The former defence secretary said the transatlantic alliance had been damaged by recent rows.
He told the Commons that the "time has come" for a new international organisation aimed at dealing with the terrorist threat.
The comments came in the wake of a damaging row that saw France, Germany and Belgium repeatedly blocking attempts to provide military hardware for the protection of Turkey's border with Iraq.
"This crisis has cost the West dearly in terms of damage to its institutions. New institutions may be required," warned Portillo.
"I am a great supporter of NATO, but it is damaged and in any case it is geographically limited," he said.
"I believe that we should look for a new organisation, not to replace NATO but to stand alongside it."
Portillo raised the prospect of a new organisation that would effectively lock together those countries that support the Bush administration's hawkish approach to the pre-emptive tackling of possible threats to national security.
The global body's aim would be to counter terrorism, Portillo said.
"The United States, Britain and Australia would certainly be founder members of that new organisation. Perhaps its headquarters would be in Prague, or perhaps it would be in Madrid," he said.
"Whatever the precise form of that new organisation, I believe its time has come."
Portillo said the lessons of the recent past justified the need to take the fight to terrorist organisations and rogue states.
His speech during the debate on Iraq drew parallels between the West's failure to "offer any effective response" to terrorist attacks during the 1990s and its similar failure to stand up to Iraqi defiance of the United Nations.
Portillo said that inadequate responses to terror attacks was being viewed "as a sign of weakness and that emboldened our enemies".

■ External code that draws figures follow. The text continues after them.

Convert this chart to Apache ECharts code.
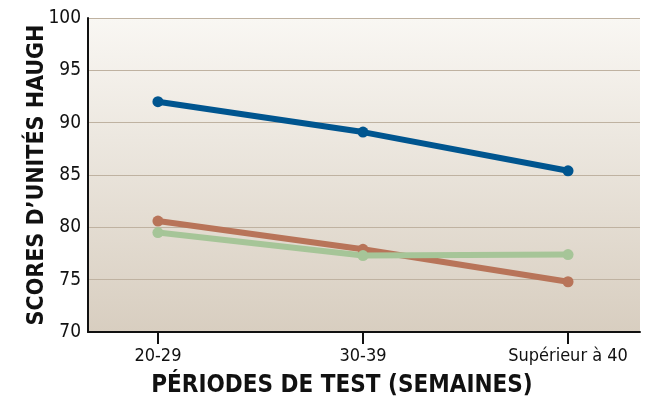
<!DOCTYPE html>
<html><head><meta charset="utf-8">
<script src="https://cdn.jsdelivr.net/npm/echarts@6/dist/echarts.min.js"></script>
<style>html,body{margin:0;padding:0;background:#fff}#c{width:646px;height:401px}</style>
</head><body><div id="c"></div>
<script>
const categories = ['20-29', '30-39', 'Supérieur à 40'];
const blueValues = [92.0, 89.1, 85.4];
const redValues = [80.6, 77.9, 74.8];
const greenValues = [79.5, 77.3, 77.4];
const yTicks = [70, 75, 80, 85, 90, 95, 100];

const FONT = '"Liberation Sans Narrow", "DejaVu Sans Condensed", "Roboto Condensed", "Liberation Sans", sans-serif';
const chart = echarts.init(document.getElementById('c'));
function mk(vals, color) {
  return {
    type: 'line', data: vals.map((v, i) => [i, v]),
    symbol: 'circle', symbolSize: 11,
    lineStyle: { color: color, width: 6 },
    itemStyle: { color: color },
    silent: true, animation: false
  };
}
chart.setOption({
  animation: false,
  grid: { left: 88, right: 6, top: 18, bottom: 69, show: true, borderWidth: 0,
    outerBoundsMode: 'none', containLabel: false,
    backgroundColor: new echarts.graphic.LinearGradient(0, 0, 0, 1, [
      { offset: 0, color: '#f9f7f3' }, { offset: 1, color: '#d8cec0' }]) },
  xAxis: {
    type: 'value', min: -0.341, max: 2.351,
    name: 'PÉRIODES DE TEST (SEMAINES)', nameLocation: 'middle', nameGap: 42, nameMoveOverlap: false,
    nameTextStyle: { fontFamily: FONT, fontWeight: 'bold', fontSize: 24, color: '#111', padding: [0, 44, 0, 0] },
    axisLine: { show: true, onZero: false, lineStyle: { color: '#111', width: 2 } },
    axisTick: { show: true, customValues: [0, 1, 2], length: 12, lineStyle: { color: '#111', width: 2 } },
    axisLabel: { customValues: [0, 1, 2], formatter: v => categories[Math.round(v)], fontFamily: FONT, fontSize: 18, color: '#111', margin: 15 },
    splitLine: { show: false }
  },
  yAxis: {
    type: 'value', min: 70, max: 100, interval: 5,
    name: 'SCORES D’UNITÉS HAUGH', nameLocation: 'middle', nameGap: 39, nameRotate: 90, nameMoveOverlap: false,
    nameTextStyle: { fontFamily: FONT, fontWeight: 'bold', fontSize: 23, color: '#111' },
    axisLine: { show: true, onZero: false, lineStyle: { color: '#111', width: 2 } },
    axisTick: { show: false },
    axisLabel: { fontFamily: FONT, fontSize: 19, color: '#111', margin: 7,
      formatter: v => yTicks.includes(v) ? String(v) : '' },
    splitLine: { show: true, lineStyle: { color: '#bfb2a1', width: 1 } }
  },
  series: [mk(blueValues, '#00558f'), mk(redValues, '#b87459'), mk(greenValues, '#a6c598')]
});
</script></body></html>
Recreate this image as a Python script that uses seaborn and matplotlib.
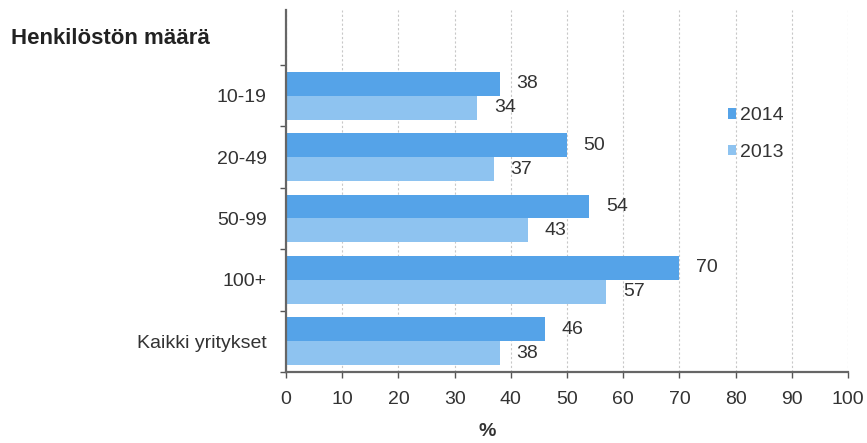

He added that the prime minister and other world leaders had failed to take effective action in 1998 or 1999.
"Both Saddam and al Qaeda separately could take comfort from the clear evidence that the West was not willing to take firm action, and that is the connection between al Qaeda and Saddam," he said.
"In an important sense, Saddam and bin Laden are co-belligerents. They share a hatred of the West and a belief in the efficacy of terror... A display of weakness will bring more terror, not less."